JOB » Starting at the first line of the listing below, repeat each line up to and including the one containing "19800, 18200, 17100];". Leave out pictures.

SOURCE EXCERPT »
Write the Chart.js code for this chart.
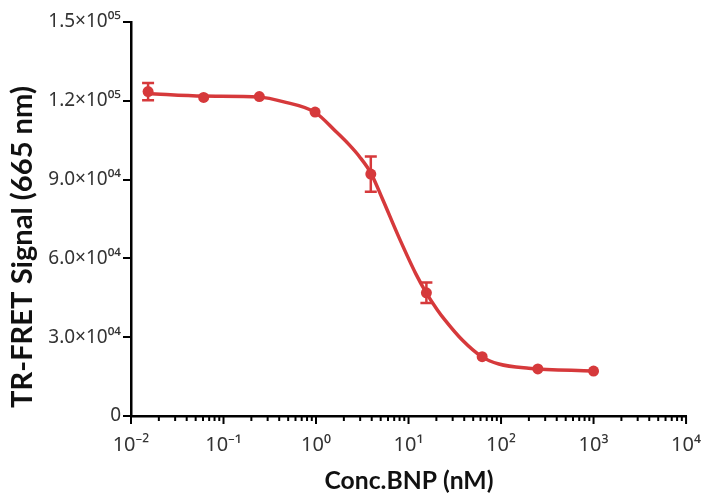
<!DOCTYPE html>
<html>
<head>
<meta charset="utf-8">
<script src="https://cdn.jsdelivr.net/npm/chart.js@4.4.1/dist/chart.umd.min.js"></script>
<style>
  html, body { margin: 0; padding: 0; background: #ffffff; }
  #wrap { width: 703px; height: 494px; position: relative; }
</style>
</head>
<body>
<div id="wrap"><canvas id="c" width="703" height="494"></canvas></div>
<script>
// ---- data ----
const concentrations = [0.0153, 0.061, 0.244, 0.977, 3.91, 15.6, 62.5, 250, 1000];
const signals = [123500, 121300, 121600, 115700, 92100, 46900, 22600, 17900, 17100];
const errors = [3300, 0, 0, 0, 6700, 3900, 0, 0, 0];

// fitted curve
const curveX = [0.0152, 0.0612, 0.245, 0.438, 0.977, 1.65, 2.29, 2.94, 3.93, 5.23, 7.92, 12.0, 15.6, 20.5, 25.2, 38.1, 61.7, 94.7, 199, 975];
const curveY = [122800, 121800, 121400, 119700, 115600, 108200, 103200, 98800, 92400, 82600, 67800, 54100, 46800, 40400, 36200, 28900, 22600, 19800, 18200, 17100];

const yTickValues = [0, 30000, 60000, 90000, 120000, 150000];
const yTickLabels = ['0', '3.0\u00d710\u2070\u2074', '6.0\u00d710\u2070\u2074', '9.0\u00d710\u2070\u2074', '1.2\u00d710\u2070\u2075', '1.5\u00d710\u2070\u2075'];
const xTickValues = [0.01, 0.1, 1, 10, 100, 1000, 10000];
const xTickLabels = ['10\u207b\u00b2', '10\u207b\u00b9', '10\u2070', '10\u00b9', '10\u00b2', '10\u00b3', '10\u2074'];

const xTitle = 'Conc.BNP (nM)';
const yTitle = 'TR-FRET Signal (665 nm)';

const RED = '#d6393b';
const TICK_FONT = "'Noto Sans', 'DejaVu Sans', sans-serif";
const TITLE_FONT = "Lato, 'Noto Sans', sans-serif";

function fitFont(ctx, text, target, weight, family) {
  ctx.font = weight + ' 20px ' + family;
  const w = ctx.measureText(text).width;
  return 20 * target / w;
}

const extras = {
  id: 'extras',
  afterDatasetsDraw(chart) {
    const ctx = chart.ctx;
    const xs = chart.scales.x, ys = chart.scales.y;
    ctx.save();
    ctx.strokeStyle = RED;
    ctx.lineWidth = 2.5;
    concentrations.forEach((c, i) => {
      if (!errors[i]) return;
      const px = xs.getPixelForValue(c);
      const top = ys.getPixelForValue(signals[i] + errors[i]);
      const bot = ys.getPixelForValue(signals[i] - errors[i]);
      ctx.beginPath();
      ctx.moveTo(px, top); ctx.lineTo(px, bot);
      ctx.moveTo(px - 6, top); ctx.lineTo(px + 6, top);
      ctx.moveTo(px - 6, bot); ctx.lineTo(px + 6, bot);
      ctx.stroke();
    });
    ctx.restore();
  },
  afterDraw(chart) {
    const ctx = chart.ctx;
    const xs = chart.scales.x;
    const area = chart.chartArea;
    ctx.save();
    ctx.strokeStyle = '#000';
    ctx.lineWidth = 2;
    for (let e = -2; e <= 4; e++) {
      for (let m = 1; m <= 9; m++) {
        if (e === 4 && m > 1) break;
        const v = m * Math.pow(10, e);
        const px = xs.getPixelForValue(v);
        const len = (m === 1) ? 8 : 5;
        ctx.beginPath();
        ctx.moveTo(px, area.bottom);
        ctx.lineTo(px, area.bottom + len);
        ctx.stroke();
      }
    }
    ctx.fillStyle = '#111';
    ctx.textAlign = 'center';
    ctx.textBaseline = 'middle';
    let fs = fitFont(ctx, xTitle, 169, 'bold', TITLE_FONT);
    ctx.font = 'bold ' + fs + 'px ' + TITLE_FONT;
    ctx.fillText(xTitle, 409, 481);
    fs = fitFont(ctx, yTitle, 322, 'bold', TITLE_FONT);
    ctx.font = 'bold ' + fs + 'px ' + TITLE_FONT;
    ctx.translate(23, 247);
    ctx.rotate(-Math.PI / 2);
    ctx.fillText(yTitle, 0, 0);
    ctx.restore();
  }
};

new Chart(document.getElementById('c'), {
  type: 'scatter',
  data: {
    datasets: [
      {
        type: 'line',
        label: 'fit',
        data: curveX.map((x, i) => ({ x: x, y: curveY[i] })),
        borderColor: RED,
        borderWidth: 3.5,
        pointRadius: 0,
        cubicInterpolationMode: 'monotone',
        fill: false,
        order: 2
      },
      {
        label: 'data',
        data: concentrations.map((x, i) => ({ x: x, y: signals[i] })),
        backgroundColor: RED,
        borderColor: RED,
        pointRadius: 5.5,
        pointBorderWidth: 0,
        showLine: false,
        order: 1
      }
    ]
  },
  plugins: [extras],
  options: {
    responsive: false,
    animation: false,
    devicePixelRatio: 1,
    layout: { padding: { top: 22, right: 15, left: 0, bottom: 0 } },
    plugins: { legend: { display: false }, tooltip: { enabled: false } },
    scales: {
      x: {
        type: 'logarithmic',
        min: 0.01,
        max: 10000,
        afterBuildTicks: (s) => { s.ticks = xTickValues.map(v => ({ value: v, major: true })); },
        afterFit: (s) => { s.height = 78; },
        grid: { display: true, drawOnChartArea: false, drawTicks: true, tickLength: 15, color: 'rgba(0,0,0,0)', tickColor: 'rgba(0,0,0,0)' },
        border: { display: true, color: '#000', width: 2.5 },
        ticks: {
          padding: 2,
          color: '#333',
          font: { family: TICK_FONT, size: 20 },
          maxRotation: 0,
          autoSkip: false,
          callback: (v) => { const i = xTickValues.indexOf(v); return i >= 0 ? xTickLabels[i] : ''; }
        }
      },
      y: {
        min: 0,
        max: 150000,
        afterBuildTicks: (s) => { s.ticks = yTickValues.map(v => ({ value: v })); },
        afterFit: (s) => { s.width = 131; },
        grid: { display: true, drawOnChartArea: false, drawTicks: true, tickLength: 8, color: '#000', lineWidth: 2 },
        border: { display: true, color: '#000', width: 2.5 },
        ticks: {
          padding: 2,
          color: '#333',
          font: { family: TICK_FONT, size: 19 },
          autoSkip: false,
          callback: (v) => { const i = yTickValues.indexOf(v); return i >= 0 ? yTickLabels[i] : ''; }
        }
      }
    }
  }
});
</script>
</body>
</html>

RESULT OF THE EXERCISE »
Write the Chart.js code for this chart.
<!DOCTYPE html>
<html>
<head>
<meta charset="utf-8">
<script src="https://cdn.jsdelivr.net/npm/chart.js@4.4.1/dist/chart.umd.min.js"></script>
<style>
  html, body { margin: 0; padding: 0; background: #ffffff; }
  #wrap { width: 703px; height: 494px; position: relative; }
</style>
</head>
<body>
<div id="wrap"><canvas id="c" width="703" height="494"></canvas></div>
<script>
// ---- data ----
const concentrations = [0.0153, 0.061, 0.244, 0.977, 3.91, 15.6, 62.5, 250, 1000];
const signals = [123500, 121300, 121600, 115700, 92100, 46900, 22600, 17900, 17100];
const errors = [3300, 0, 0, 0, 6700, 3900, 0, 0, 0];

// fitted curve
const curveX = [0.0152, 0.0612, 0.245, 0.438, 0.977, 1.65, 2.29, 2.94, 3.93, 5.23, 7.92, 12.0, 15.6, 20.5, 25.2, 38.1, 61.7, 94.7, 199, 975];
const curveY = [122800, 121800, 121400, 119700, 115600, 108200, 103200, 98800, 92400, 82600, 67800, 54100, 46800, 40400, 36200, 28900, 22600, 19800, 18200, 17100];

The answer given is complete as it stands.